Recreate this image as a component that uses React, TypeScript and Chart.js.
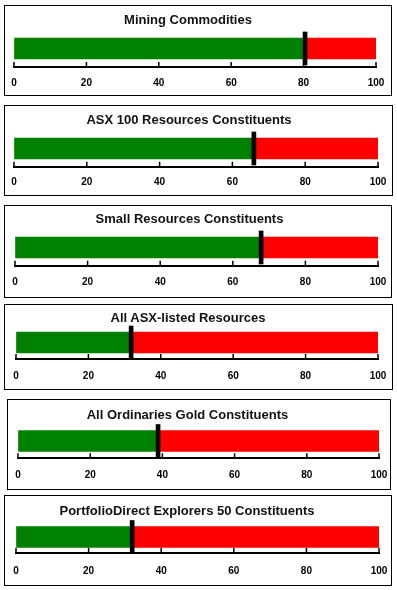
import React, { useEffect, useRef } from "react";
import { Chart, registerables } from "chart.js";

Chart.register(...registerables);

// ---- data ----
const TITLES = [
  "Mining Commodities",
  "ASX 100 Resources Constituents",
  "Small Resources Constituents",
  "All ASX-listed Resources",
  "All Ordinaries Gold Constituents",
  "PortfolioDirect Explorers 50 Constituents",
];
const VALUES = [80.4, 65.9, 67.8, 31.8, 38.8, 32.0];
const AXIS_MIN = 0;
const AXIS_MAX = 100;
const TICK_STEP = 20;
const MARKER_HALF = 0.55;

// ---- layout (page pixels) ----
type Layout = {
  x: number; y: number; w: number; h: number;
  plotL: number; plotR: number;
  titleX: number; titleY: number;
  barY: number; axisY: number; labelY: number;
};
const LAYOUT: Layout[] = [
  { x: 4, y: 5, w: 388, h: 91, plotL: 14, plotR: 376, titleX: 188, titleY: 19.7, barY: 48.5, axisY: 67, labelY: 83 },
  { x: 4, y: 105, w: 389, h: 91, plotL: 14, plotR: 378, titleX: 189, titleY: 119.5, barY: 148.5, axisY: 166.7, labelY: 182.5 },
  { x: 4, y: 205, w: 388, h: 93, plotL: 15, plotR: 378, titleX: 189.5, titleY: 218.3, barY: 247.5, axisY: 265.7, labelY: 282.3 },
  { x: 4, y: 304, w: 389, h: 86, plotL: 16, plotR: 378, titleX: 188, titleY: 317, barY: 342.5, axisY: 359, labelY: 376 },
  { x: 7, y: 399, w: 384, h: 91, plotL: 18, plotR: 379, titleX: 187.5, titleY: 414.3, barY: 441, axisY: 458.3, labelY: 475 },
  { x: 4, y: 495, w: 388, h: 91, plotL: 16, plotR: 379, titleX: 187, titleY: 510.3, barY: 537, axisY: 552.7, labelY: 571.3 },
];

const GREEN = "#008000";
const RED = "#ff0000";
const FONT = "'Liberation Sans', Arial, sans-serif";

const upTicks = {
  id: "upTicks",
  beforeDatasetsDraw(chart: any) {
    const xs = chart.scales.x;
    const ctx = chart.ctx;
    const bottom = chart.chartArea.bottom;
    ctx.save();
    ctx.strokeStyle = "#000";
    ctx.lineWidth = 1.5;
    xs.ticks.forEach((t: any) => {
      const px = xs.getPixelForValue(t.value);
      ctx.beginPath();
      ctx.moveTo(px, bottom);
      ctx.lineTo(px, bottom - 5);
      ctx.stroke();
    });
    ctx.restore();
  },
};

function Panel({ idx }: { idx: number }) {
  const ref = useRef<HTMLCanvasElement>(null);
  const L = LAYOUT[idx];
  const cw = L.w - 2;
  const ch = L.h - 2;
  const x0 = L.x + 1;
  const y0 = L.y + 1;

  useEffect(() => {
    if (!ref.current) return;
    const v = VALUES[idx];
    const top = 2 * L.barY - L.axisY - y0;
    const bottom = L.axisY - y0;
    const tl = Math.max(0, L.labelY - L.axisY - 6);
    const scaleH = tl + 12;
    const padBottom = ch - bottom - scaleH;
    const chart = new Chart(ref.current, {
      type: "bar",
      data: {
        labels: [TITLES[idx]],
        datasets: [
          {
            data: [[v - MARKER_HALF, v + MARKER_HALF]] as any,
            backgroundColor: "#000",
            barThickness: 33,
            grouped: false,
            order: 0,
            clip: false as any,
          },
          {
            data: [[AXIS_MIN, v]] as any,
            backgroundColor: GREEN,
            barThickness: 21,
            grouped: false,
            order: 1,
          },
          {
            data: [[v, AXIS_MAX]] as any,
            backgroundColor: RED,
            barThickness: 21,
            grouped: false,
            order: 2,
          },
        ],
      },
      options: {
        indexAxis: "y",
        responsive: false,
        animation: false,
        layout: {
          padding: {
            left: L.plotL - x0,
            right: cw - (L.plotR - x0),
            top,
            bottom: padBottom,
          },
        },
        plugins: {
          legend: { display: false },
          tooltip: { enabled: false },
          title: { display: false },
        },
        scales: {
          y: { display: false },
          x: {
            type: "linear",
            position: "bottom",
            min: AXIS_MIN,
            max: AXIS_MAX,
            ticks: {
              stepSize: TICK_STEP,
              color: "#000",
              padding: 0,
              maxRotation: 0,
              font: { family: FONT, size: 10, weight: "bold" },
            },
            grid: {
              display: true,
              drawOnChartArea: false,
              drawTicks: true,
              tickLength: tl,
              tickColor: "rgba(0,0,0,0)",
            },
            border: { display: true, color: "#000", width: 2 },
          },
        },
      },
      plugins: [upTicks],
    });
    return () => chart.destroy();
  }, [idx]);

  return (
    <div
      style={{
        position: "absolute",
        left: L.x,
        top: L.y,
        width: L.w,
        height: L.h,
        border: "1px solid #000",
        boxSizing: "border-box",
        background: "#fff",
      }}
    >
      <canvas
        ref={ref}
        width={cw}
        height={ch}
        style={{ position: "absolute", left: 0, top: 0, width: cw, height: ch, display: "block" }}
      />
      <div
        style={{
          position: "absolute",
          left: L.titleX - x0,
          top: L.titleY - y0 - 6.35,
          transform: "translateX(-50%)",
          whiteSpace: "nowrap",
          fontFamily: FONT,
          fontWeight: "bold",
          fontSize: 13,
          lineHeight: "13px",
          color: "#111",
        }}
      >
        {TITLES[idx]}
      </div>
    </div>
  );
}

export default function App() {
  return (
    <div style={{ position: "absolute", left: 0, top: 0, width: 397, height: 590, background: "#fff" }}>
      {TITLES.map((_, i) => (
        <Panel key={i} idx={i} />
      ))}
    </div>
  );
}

================================

§ **WORK TO COMPLETE**: Reproduce the listing exactly. Leave its pictures out.

§ **FULL ANSWER**:
Recreate this image as a component that uses React, TypeScript and Chart.js.
import React, { useEffect, useRef } from "react";
import { Chart, registerables } from "chart.js";

Chart.register(...registerables);

// ---- data ----
const TITLES = [
  "Mining Commodities",
  "ASX 100 Resources Constituents",
  "Small Resources Constituents",
  "All ASX-listed Resources",
  "All Ordinaries Gold Constituents",
  "PortfolioDirect Explorers 50 Constituents",
];
const VALUES = [80.4, 65.9, 67.8, 31.8, 38.8, 32.0];
const AXIS_MIN = 0;
const AXIS_MAX = 100;
const TICK_STEP = 20;
const MARKER_HALF = 0.55;

// ---- layout (page pixels) ----
type Layout = {
  x: number; y: number; w: number; h: number;
  plotL: number; plotR: number;
  titleX: number; titleY: number;
  barY: number; axisY: number; labelY: number;
};
const LAYOUT: Layout[] = [
  { x: 4, y: 5, w: 388, h: 91, plotL: 14, plotR: 376, titleX: 188, titleY: 19.7, barY: 48.5, axisY: 67, labelY: 83 },
  { x: 4, y: 105, w: 389, h: 91, plotL: 14, plotR: 378, titleX: 189, titleY: 119.5, barY: 148.5, axisY: 166.7, labelY: 182.5 },
  { x: 4, y: 205, w: 388, h: 93, plotL: 15, plotR: 378, titleX: 189.5, titleY: 218.3, barY: 247.5, axisY: 265.7, labelY: 282.3 },
  { x: 4, y: 304, w: 389, h: 86, plotL: 16, plotR: 378, titleX: 188, titleY: 317, barY: 342.5, axisY: 359, labelY: 376 },
  { x: 7, y: 399, w: 384, h: 91, plotL: 18, plotR: 379, titleX: 187.5, titleY: 414.3, barY: 441, axisY: 458.3, labelY: 475 },
  { x: 4, y: 495, w: 388, h: 91, plotL: 16, plotR: 379, titleX: 187, titleY: 510.3, barY: 537, axisY: 552.7, labelY: 571.3 },
];

const GREEN = "#008000";
const RED = "#ff0000";
const FONT = "'Liberation Sans', Arial, sans-serif";

const upTicks = {
  id: "upTicks",
  beforeDatasetsDraw(chart: any) {
    const xs = chart.scales.x;
    const ctx = chart.ctx;
    const bottom = chart.chartArea.bottom;
    ctx.save();
    ctx.strokeStyle = "#000";
    ctx.lineWidth = 1.5;
    xs.ticks.forEach((t: any) => {
      const px = xs.getPixelForValue(t.value);
      ctx.beginPath();
      ctx.moveTo(px, bottom);
      ctx.lineTo(px, bottom - 5);
      ctx.stroke();
    });
    ctx.restore();
  },
};

function Panel({ idx }: { idx: number }) {
  const ref = useRef<HTMLCanvasElement>(null);
  const L = LAYOUT[idx];
  const cw = L.w - 2;
  const ch = L.h - 2;
  const x0 = L.x + 1;
  const y0 = L.y + 1;

  useEffect(() => {
    if (!ref.current) return;
    const v = VALUES[idx];
    const top = 2 * L.barY - L.axisY - y0;
    const bottom = L.axisY - y0;
    const tl = Math.max(0, L.labelY - L.axisY - 6);
    const scaleH = tl + 12;
    const padBottom = ch - bottom - scaleH;
    const chart = new Chart(ref.current, {
      type: "bar",
      data: {
        labels: [TITLES[idx]],
        datasets: [
          {
            data: [[v - MARKER_HALF, v + MARKER_HALF]] as any,
            backgroundColor: "#000",
            barThickness: 33,
            grouped: false,
            order: 0,
            clip: false as any,
          },
          {
            data: [[AXIS_MIN, v]] as any,
            backgroundColor: GREEN,
            barThickness: 21,
            grouped: false,
            order: 1,
          },
          {
            data: [[v, AXIS_MAX]] as any,
            backgroundColor: RED,
            barThickness: 21,
            grouped: false,
            order: 2,
          },
        ],
      },
      options: {
        indexAxis: "y",
        responsive: false,
        animation: false,
        layout: {
          padding: {
            left: L.plotL - x0,
            right: cw - (L.plotR - x0),
            top,
            bottom: padBottom,
          },
        },
        plugins: {
          legend: { display: false },
          tooltip: { enabled: false },
          title: { display: false },
        },
        scales: {
          y: { display: false },
          x: {
            type: "linear",
            position: "bottom",
            min: AXIS_MIN,
            max: AXIS_MAX,
            ticks: {
              stepSize: TICK_STEP,
              color: "#000",
              padding: 0,
              maxRotation: 0,
              font: { family: FONT, size: 10, weight: "bold" },
            },
            grid: {
              display: true,
              drawOnChartArea: false,
              drawTicks: true,
              tickLength: tl,
              tickColor: "rgba(0,0,0,0)",
            },
            border: { display: true, color: "#000", width: 2 },
          },
        },
      },
      plugins: [upTicks],
    });
    return () => chart.destroy();
  }, [idx]);

  return (
    <div
      style={{
        position: "absolute",
        left: L.x,
        top: L.y,
        width: L.w,
        height: L.h,
        border: "1px solid #000",
        boxSizing: "border-box",
        background: "#fff",
      }}
    >
      <canvas
        ref={ref}
        width={cw}
        height={ch}
        style={{ position: "absolute", left: 0, top: 0, width: cw, height: ch, display: "block" }}
      />
      <div
        style={{
          position: "absolute",
          left: L.titleX - x0,
          top: L.titleY - y0 - 6.35,
          transform: "translateX(-50%)",
          whiteSpace: "nowrap",
          fontFamily: FONT,
          fontWeight: "bold",
          fontSize: 13,
          lineHeight: "13px",
          color: "#111",
        }}
      >
        {TITLES[idx]}
      </div>
    </div>
  );
}

export default function App() {
  return (
    <div style={{ position: "absolute", left: 0, top: 0, width: 397, height: 590, background: "#fff" }}>
      {TITLES.map((_, i) => (
        <Panel key={i} idx={i} />
      ))}
    </div>
  );
}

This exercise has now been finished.